Mechanical Data (Package|Pins)
Thermal pad, mechanical data (Package|Pins)
Orderable Information
AUX and DDC Switching

The HD3SS214 supports DP++ implementations.

According to the DP++ standard, the DP AUX line is repurposed as the DDC line when HDMI signals are being transmitted. Unfortunately, the AUX and DDC signals have very different electrical requirements. AUX is a differential signal that requires AC coupling, while DDC uses I2C protocol, which needs pull-up resistors. As a result, these signals are electrically incompatible if extra circuitry is not designed to accommodate the signals.

The source selection design block uses conditional pull-up resistors to support AUX and DDC signals on a unified line.Figure 8-4 illustrates the circuit that was used to enable the signal.

GUID-930F6D0C-9969-4FB7-AB32-D97FA2E2CD04-low.pngFigure 8-4 Combined AUX/DDC Circuitry

In this circuit, the unified AUX/DDC lines are split into two branches prior to entering the HD3SS214. One branch is AC coupled and is connected to the AUX inputs of the HD3SS214. The other is connected to the DDC inputs. AUX_SEL is configured so that the HD3SS214 transmits both of these through the switch. A conditional pull-up resistor system is connected to the DDC branch of the line. This resistor system will enable the pull-up resistors on the line only when HDMI/DVI signals are being transmitted, that is, when AUX is transmitting DDC signals. This prevents the AUX signal from being interfered with during standard DP mode and enables I2C DDC signaling during HDMI/DVI mode

The control input for the conditional pull-up circuit is the Cable Adaptor Detect (CAD) signal. When an HDMI or DVI sink is being used, this signal goes high, which indicates that the AUX line must transmit the DDC signal. When a standard DP sink is being used, the CAD signal goes low, indicating that the AUX line is transmitting its normal AUX signal. In this way, the CAD signal indicates when the AUX/DDC lines need pull-up resistors and when they do not.

The conditional pull-up circuit consists of an inverter, a p-type MOSFET, and two pull-up resistors. The FET acts as a switch between the pull-up resistors. When CAD is high (indicating that pull-up resistors are needed), the inverter outputs a low signal, which brings the Vgs of the FET below the FET’s threshold voltage. Pulling Vgs below the threshold voltage turns the p-type FET on. When the FET turns on, it connects the AUX line’s pull-up resistors to VCC, which enables them.

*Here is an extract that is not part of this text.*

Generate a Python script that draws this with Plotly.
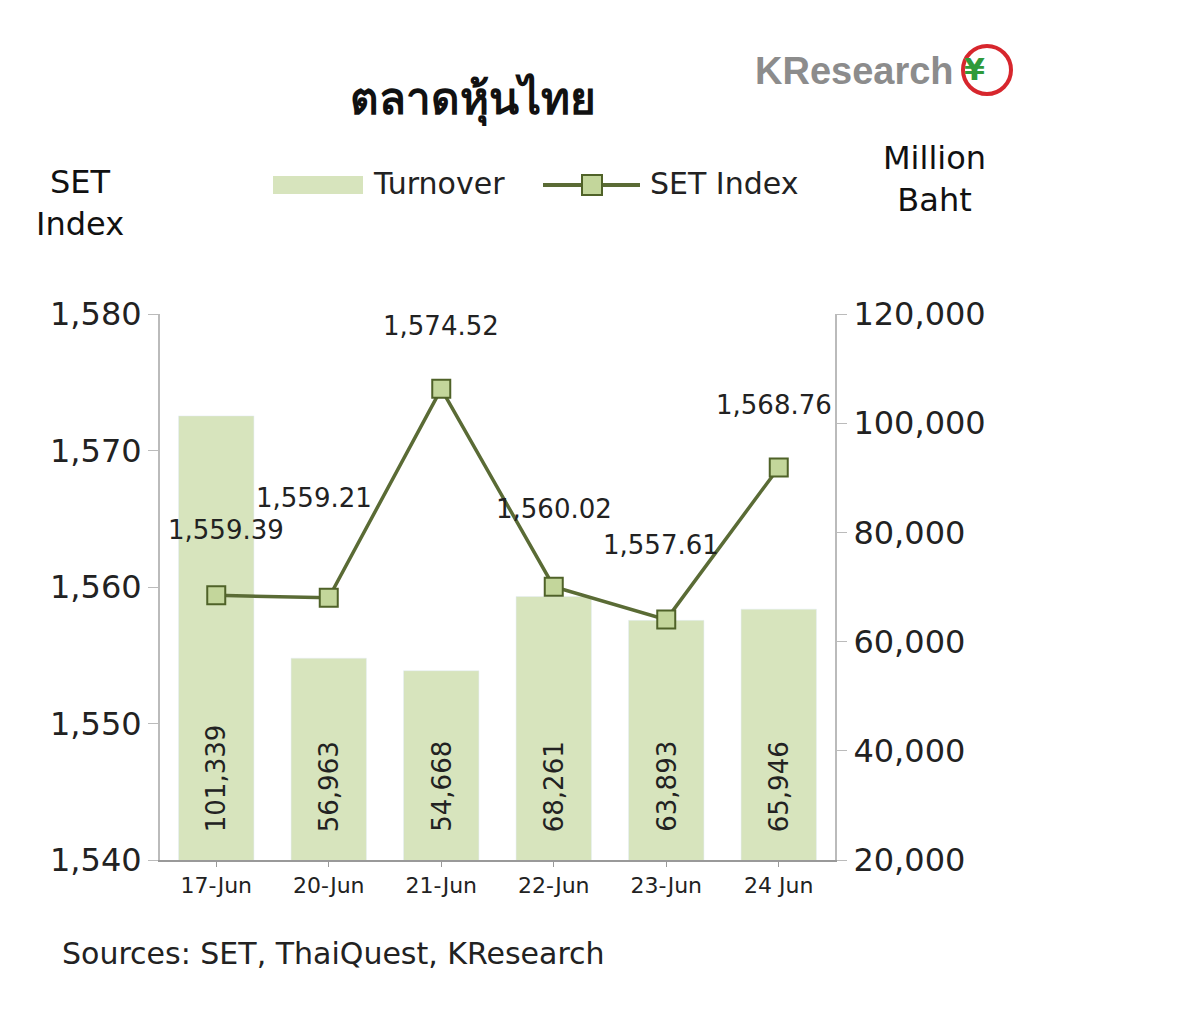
import plotly.graph_objects as go

dates = ["17-Jun", "20-Jun", "21-Jun", "22-Jun", "23-Jun", "24 Jun"]
turnover = [101339, 56963, 54668, 68261, 63893, 65946]
set_index = [1559.39, 1559.21, 1574.52, 1560.02, 1557.61, 1568.76]
idx_shift = [(10, 65), (-15, 100), (0, 63), (0, 78), (-5, 75), (-5, 62)]

F = "DejaVu Sans"
L, R, T, B = 152, 827, 306, 852
W, H = R - L, B - T
def px(x): return (x - L) / W
def py(y): return (B - (y - 8)) / H            # shapes
def pa(y): return (B - (y - 40.5) / 0.945) / H  # annotations

fig = go.Figure()
fig.add_trace(go.Bar(x=dates, y=turnover, yaxis="y", name="Turnover",
    marker=dict(color="#d7e4bd"), width=0.67))
fig.add_trace(go.Scatter(x=dates, y=set_index, yaxis="y2", name="SET Index", mode="lines+markers",
    line=dict(color="#5a6b35", width=3.5),
    marker=dict(symbol="square", size=18, color="#c3d69b", line=dict(color="#4f6228", width=2))))

for d, v in zip(dates, turnover):
    fig.add_annotation(x=d, y=20000, yref="y", text=f"{v:,}", showarrow=False, textangle=-90,
                       yanchor="bottom", yshift=26, font=dict(size=26, color="#222", family=F))
for d, v, (dx, dy) in zip(dates, set_index, idx_shift):
    fig.add_annotation(x=d, y=v, yref="y2", text=f"{v:,.2f}", showarrow=False, xshift=dx, yshift=dy,
                       font=dict(size=26, color="#222", family=F))

axis_common = dict(showgrid=False, showline=True, linecolor="#bbb", linewidth=2, ticks="outside",
                   tickcolor="#bbb", ticklen=10, tickfont=dict(size=32), tickformat=",")
fig.update_layout(
    width=1200, height=1025, plot_bgcolor="white", paper_bgcolor="white",
    margin=dict(l=L, r=1200 - R, t=T, b=1025 - B), barmode="overlay",
    font=dict(family=F, color="#222"), showlegend=False,
    xaxis=dict(showline=True, linecolor="#999", linewidth=2, ticks="outside", tickcolor="#999",
               tickfont=dict(size=22)),
    yaxis=dict(range=[20000, 120000], dtick=20000, side="right", **axis_common),
    yaxis2=dict(range=[1540, 1580], dtick=10, overlaying="y", side="left", **axis_common),
)
ann = [
    dict(text="<b>ตลาดหุ้นไทย</b>", x=465, y=100, size=44),
    dict(text="SET<br>Index", x=26, y=185, size=32),
    dict(text="Million<br>Baht", x=980, y=162, size=32),
]
for a in ann:
    fig.add_annotation(xref="paper", yref="paper", x=px(a["x"]), y=pa(a["y"]),
                       text=a["text"], showarrow=False, font=dict(size=a["size"], color="#111"))
fig.add_annotation(xref="paper", yref="paper", x=px(52), y=pa(952), xanchor="left",
                   text="Sources: SET, ThaiQuest, KResearch", showarrow=False, font=dict(size=30))
# legend
fig.add_shape(type="rect", xref="paper", yref="paper", x0=px(265), x1=px(355), y0=py(194), y1=py(176),
              fillcolor="#d7e4bd", line=dict(width=0))
fig.add_annotation(xref="paper", yref="paper", x=px(363), y=pa(188), xanchor="left",
                   text="Turnover", showarrow=False, font=dict(size=30))
fig.add_shape(type="line", xref="paper", yref="paper", x0=px(535), x1=px(632), y0=py(185), y1=py(185),
              line=dict(color="#5a6b35", width=4))
fig.add_shape(type="rect", xref="paper", yref="paper", x0=px(574), x1=px(594), y0=py(195), y1=py(175),
              fillcolor="#c3d69b", line=dict(color="#4f6228", width=2))
fig.add_annotation(xref="paper", yref="paper", x=px(640), y=pa(188), xanchor="left",
                   text="SET Index", showarrow=False, font=dict(size=30))
# logo
fig.add_annotation(xref="paper", yref="paper", x=px(948), y=pa(78), xanchor="right",
                   text="<b>KResearch</b>", showarrow=False,
                   font=dict(size=38, color="#8c8c8c", family="Liberation Sans"))
fig.add_shape(type="circle", xref="paper", yref="paper", x0=px(955), x1=px(1003),
              y0=py(94), y1=py(46), line=dict(color="#d7262d", width=4))
fig.add_annotation(xref="paper", yref="paper", x=px(979), y=pa(80),
                   text="<b>¥</b>", showarrow=False, font=dict(size=30, color="#2f9a3a"))
fig.write_html("out.html")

The chosen inverter is a Texas Instruments SN74AHC1G04 inverter, which has very fast response times and very good electrical characteristics for VOH and VOL. The MOSFET chosen is a Texas Instruments TPS1120 (SLVS080). This device has a convenient dual transistor package, an ideal threshold voltage and very low drain-to-source resistance when on. Together, these two devices have a desirable noise margin of 0.9 V.